Oireachtas Joint and Select Committees
Wednesday, 26 May 2021
Joint Oireachtas Committee on Health
Rare Diseases: Discussion
Ms Avril Daly:
The most recent national plan for rare diseases recommended the establishment of a review committee with patients on it that would look at orphan therapies that failed the process at the drugs committee and that needed more information, where we could look, for example, at real world evidence and the reality of what it would mean to a person to get access to this therapy as opposed to not, and what the costs would be if one did not administer these therapies. Often, if someone waits a long time for these therapies to be administered because he or she is looking to alleviate cost, then this is a false economy because this patient is going through this odyssey of different types of what are perhaps often inappropriate interventions or ones that are no longer suitable for them because they are now immune to those therapies. There are many different complexities around this. I draw the attention of the Deputy in the context of again being practical about this to looking at where we can potentially work with our European partners to address an issue that is common to many countries. The eighth recommendation of the Rare 2030: Foresight in Rare Disease Policy study, states that we need to improve the three "As", availability, accessibility, and affordability, of rare disease treatments by attracting investment, fostering innovation and collaboration across countries. We are not going to solve this problem on our own and we need to work together. There are initiatives coming out of Europe and looking at this right now.

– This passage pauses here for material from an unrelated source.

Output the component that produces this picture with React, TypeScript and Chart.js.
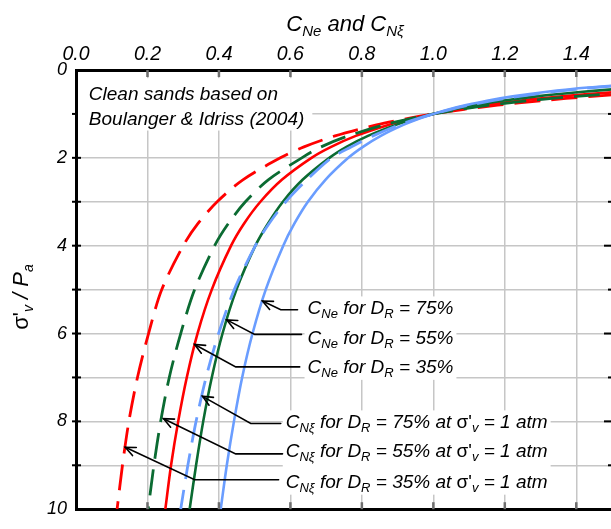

Once a therapy is approved by the EMA for safety and efficacy, it comes to 70 different agencies across Europe, including our own, where we have to reassess based on health technology and value assessments . Perhaps there are ways that we can work together with our European partners, instead of having all of these individual processes, which are very different from each other, towards having a uniform process that could allow us to get better and cheaper access to these therapies. These are incentives that we need to be involved with as a small country and from which we could benefit. It is within those recommendations and it is something that the Government very much need to review, in the context of and going back to previous points about the national plan that was published in 2014. We have moved on and we need to review these with a new lens based upon where we are right now. We are in a State where we have curative therapies for children and for adults and we are missing out.